So my first reaction to this story was a jaw-dropped five minutes of boggle-eyed amazement. The second was to double check – this wasn’t an intricate send-up by the Onion, or Iowahawk? April Fool’s day was almost two weeks ago, admittedly… but no, it appears to be a completely straight – in the sense of being accurate, not in the sexual sense – news story.
Third reaction – wow, what a horrible thing to do to a poor unsuspecting little Verdi opera. That rumble you hear for south of the Alps? That must be the great maestro himself, revolving in his grave at a couple of thousand RPMs. Hook him up to an electric generator, you could probably power a couple of good-sized American suburbs, or maybe all of North Korea with the resulting output. This is just the latest manifestation of a depressing and currently fashionable penchant for staging operas and incorporating trappings and conventions taken cafeteria-style from an assortment of sources, to include gangster movies of all ages, S&M porn flicks and bloody violence a la Peckinpah or Tarantino…no matter how unsuited the opera is to that sort of artistic vision, or how much violence it does to the plot, or the characters. (more here)
It seems to be the ultra-trendy thing in Europe, apparently; it doesn’t seem to have caught on much in the States, where an opera house actually depends on appealing to the subscribers, season-ticket holders and the audience in general. We’re… umm, kind of traditional, that way. Generally the people who want to revel in gangster movies, S & M porn flicks or whatever, can get their fix somewhere else than the stage of the Met or the Houston Grand.
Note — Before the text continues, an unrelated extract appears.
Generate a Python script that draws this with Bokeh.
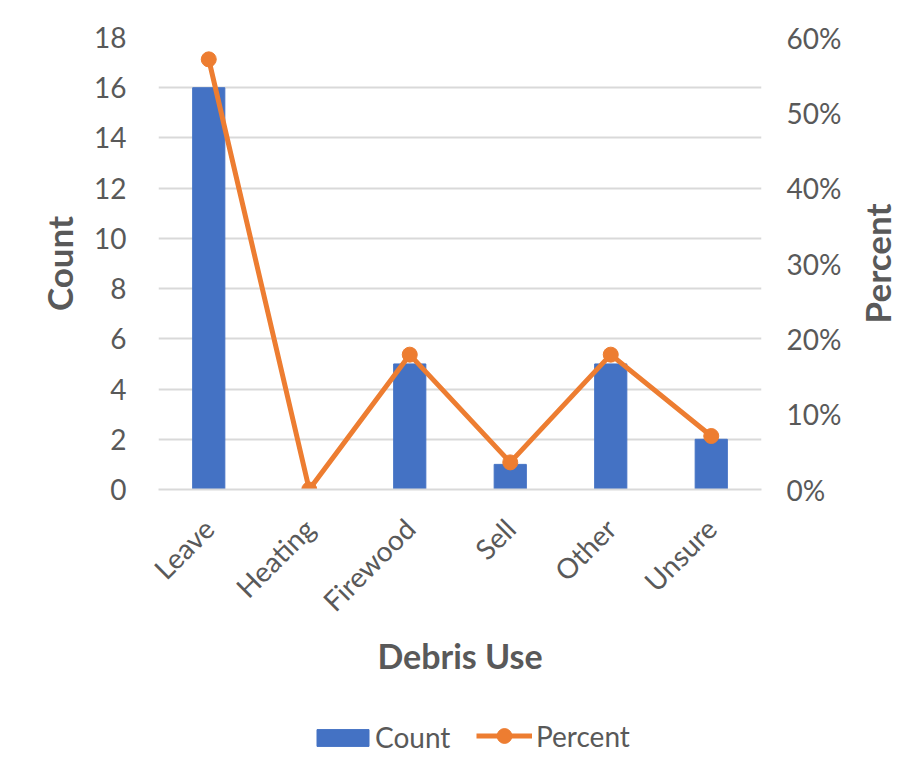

You’ve got to hand it to the director of this 9/11 Masked Balls-up, though – for sheer Teutonic thoroughness in including every single stupid, tired and overworked anti-American trope in the eu –repertoire: ugly naked people in Mickey-Mouse masks, same old anti-capitalist political posturing, Uncle Sam and Elvis impersonators… the whole ugly collection, calculated to demonstrate American vulgarity and European cultural superiority and creativity. I’m imagining the creative types sitting around, brainstorming and shouting out their ideas for every element and laughing their asses off the whole time at the credulity of their audience. It would be reassuring to think this was some kind of ‘Producers’ type scheme, to deliberately create a production guaranteed to go down in flames on opening night, but apparently not. According to the linked story, it’s sold out, or near to being so.
Ah, well – the next time I read of some euro-snot looking down his artistic nose and condemning Americans for being crass and vulgar and generally uncaring of our artistic heritage, I shall think of this production… and laugh, and laugh and laugh.